[BEGIN Records supplied]

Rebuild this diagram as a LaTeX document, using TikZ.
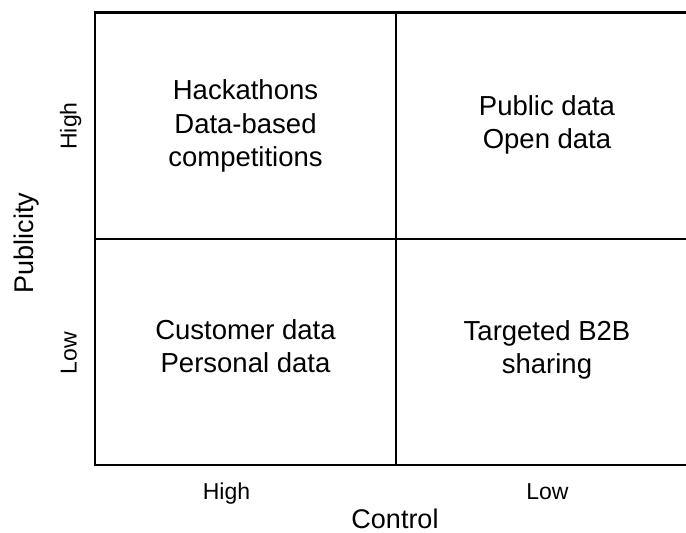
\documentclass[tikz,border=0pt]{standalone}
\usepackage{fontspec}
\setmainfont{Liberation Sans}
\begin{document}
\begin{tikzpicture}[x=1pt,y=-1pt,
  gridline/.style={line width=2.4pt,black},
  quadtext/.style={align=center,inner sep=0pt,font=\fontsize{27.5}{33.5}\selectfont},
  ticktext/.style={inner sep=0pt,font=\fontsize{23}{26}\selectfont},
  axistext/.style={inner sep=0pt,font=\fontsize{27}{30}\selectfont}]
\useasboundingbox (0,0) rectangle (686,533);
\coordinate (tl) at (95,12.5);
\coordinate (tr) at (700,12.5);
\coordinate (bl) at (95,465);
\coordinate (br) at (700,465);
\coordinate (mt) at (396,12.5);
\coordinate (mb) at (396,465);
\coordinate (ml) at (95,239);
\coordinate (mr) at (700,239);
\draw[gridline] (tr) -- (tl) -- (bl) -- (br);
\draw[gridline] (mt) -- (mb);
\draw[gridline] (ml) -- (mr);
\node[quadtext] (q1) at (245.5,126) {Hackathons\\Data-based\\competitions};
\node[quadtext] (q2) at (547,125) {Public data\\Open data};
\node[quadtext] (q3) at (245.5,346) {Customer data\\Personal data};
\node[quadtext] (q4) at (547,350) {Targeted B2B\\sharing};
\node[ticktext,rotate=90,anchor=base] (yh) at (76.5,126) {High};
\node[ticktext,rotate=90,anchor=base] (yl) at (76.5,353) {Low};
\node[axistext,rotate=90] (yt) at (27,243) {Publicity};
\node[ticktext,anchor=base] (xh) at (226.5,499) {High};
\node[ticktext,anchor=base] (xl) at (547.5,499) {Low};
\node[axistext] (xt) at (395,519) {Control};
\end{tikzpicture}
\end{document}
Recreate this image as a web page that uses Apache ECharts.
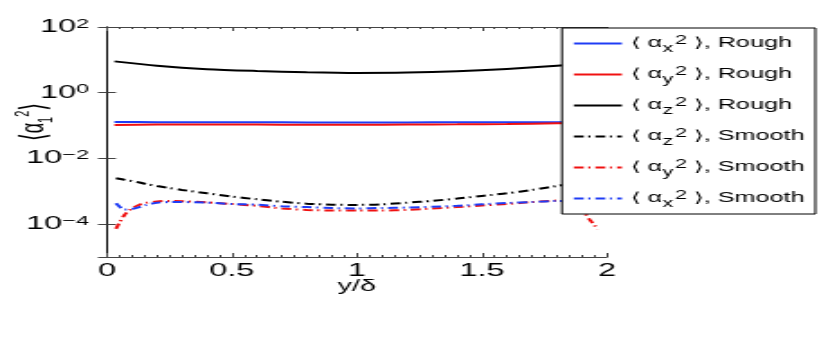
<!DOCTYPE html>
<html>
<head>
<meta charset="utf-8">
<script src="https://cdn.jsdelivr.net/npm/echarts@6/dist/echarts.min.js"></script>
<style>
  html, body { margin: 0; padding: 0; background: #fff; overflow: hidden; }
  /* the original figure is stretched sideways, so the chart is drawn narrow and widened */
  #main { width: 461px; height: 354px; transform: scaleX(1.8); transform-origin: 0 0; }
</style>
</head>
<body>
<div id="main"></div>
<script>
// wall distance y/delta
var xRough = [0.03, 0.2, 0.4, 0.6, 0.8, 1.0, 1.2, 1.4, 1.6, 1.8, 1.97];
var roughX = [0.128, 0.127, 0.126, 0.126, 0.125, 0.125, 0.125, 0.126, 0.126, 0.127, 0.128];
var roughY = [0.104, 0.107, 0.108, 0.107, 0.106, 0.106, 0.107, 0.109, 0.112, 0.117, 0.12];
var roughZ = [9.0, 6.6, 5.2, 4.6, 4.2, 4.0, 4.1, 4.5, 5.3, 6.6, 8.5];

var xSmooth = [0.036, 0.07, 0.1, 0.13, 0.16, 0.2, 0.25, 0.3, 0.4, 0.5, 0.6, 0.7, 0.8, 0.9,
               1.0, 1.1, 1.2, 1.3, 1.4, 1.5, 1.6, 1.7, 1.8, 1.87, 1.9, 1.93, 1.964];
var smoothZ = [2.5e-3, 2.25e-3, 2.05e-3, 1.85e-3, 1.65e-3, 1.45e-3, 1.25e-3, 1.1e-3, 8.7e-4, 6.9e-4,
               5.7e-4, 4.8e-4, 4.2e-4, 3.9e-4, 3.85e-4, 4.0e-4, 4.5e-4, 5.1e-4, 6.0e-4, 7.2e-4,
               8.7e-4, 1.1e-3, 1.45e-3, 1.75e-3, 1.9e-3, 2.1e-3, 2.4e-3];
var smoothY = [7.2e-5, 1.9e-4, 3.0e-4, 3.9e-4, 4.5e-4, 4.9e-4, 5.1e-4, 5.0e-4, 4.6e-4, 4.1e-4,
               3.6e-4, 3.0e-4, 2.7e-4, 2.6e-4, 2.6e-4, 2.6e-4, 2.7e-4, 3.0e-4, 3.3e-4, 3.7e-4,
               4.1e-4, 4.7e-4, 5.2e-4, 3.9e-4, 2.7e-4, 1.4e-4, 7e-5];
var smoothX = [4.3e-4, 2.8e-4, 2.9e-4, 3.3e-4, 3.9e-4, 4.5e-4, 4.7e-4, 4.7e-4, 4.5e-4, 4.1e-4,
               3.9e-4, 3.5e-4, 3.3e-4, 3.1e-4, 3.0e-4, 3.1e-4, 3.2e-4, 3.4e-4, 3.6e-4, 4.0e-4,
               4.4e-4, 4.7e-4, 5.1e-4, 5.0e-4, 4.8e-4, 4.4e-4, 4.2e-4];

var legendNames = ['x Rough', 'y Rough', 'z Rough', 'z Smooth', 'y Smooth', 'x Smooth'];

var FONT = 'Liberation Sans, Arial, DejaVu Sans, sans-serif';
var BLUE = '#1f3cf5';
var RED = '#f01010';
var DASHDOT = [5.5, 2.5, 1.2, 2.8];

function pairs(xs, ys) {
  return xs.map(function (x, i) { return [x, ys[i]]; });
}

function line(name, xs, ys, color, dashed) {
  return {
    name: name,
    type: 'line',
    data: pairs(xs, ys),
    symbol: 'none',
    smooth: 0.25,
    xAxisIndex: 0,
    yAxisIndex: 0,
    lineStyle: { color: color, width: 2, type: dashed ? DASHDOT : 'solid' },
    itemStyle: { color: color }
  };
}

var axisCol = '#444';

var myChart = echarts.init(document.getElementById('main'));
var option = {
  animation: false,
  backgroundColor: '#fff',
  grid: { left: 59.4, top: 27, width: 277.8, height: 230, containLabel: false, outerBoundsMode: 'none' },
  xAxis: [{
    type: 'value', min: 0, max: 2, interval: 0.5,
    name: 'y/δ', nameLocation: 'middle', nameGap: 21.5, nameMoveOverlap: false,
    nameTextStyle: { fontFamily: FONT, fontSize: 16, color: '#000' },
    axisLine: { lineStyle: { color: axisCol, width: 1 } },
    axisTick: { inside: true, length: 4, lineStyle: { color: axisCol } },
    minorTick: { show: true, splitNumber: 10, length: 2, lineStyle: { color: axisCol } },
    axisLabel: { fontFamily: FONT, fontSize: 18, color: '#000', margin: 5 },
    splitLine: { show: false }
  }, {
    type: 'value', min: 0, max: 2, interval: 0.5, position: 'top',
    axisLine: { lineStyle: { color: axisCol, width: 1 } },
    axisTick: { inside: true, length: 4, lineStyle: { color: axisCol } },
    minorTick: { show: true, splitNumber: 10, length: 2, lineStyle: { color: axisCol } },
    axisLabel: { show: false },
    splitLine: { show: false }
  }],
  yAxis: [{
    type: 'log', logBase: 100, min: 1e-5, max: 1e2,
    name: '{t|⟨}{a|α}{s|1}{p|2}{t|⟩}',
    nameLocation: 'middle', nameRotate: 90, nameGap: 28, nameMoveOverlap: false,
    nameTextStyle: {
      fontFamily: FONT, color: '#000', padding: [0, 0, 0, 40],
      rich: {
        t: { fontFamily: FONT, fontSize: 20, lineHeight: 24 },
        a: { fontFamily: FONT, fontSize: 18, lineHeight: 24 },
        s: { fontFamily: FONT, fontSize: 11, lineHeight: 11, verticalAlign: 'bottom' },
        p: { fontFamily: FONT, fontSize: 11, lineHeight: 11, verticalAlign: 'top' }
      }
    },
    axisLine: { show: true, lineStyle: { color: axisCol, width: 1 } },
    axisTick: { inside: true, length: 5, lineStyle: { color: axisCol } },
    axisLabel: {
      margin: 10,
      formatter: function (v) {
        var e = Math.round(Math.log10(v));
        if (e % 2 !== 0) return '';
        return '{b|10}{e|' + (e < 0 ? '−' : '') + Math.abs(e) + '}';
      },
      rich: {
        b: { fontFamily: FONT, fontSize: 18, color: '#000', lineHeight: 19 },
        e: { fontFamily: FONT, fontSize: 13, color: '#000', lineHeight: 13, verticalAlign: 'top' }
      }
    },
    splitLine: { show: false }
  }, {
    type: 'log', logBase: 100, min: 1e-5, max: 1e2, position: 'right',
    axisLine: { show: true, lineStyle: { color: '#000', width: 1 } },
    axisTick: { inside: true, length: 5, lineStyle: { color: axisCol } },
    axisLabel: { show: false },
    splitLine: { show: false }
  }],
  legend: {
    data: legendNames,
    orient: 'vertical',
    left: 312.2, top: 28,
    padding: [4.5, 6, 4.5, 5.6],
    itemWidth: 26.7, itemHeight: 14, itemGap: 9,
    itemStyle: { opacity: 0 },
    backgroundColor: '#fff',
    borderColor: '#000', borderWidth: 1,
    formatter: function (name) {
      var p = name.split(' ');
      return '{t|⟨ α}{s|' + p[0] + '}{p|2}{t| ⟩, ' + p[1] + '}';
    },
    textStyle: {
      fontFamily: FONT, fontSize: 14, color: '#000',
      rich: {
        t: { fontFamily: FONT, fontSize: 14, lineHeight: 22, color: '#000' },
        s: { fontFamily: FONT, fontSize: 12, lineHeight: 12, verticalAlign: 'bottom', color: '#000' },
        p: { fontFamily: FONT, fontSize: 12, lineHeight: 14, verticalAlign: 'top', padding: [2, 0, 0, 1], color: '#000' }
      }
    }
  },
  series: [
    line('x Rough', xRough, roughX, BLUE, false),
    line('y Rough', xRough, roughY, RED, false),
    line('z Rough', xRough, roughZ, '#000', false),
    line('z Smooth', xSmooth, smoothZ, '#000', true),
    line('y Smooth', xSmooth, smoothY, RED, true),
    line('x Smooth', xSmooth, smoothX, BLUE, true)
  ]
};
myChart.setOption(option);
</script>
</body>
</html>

[END Records supplied]

• [Short task] Extract exactly, and only, the lines from the one with "Recreate this image" to the one with "5.3, 6.6, 8.5];", both ends counted. Leave the images behind.

• [Written reply]
Recreate this image as a web page that uses Apache ECharts.
<!DOCTYPE html>
<html>
<head>
<meta charset="utf-8">
<script src="https://cdn.jsdelivr.net/npm/echarts@6/dist/echarts.min.js"></script>
<style>
  html, body { margin: 0; padding: 0; background: #fff; overflow: hidden; }
  /* the original figure is stretched sideways, so the chart is drawn narrow and widened */
  #main { width: 461px; height: 354px; transform: scaleX(1.8); transform-origin: 0 0; }
</style>
</head>
<body>
<div id="main"></div>
<script>
// wall distance y/delta
var xRough = [0.03, 0.2, 0.4, 0.6, 0.8, 1.0, 1.2, 1.4, 1.6, 1.8, 1.97];
var roughX = [0.128, 0.127, 0.126, 0.126, 0.125, 0.125, 0.125, 0.126, 0.126, 0.127, 0.128];
var roughY = [0.104, 0.107, 0.108, 0.107, 0.106, 0.106, 0.107, 0.109, 0.112, 0.117, 0.12];
var roughZ = [9.0, 6.6, 5.2, 4.6, 4.2, 4.0, 4.1, 4.5, 5.3, 6.6, 8.5];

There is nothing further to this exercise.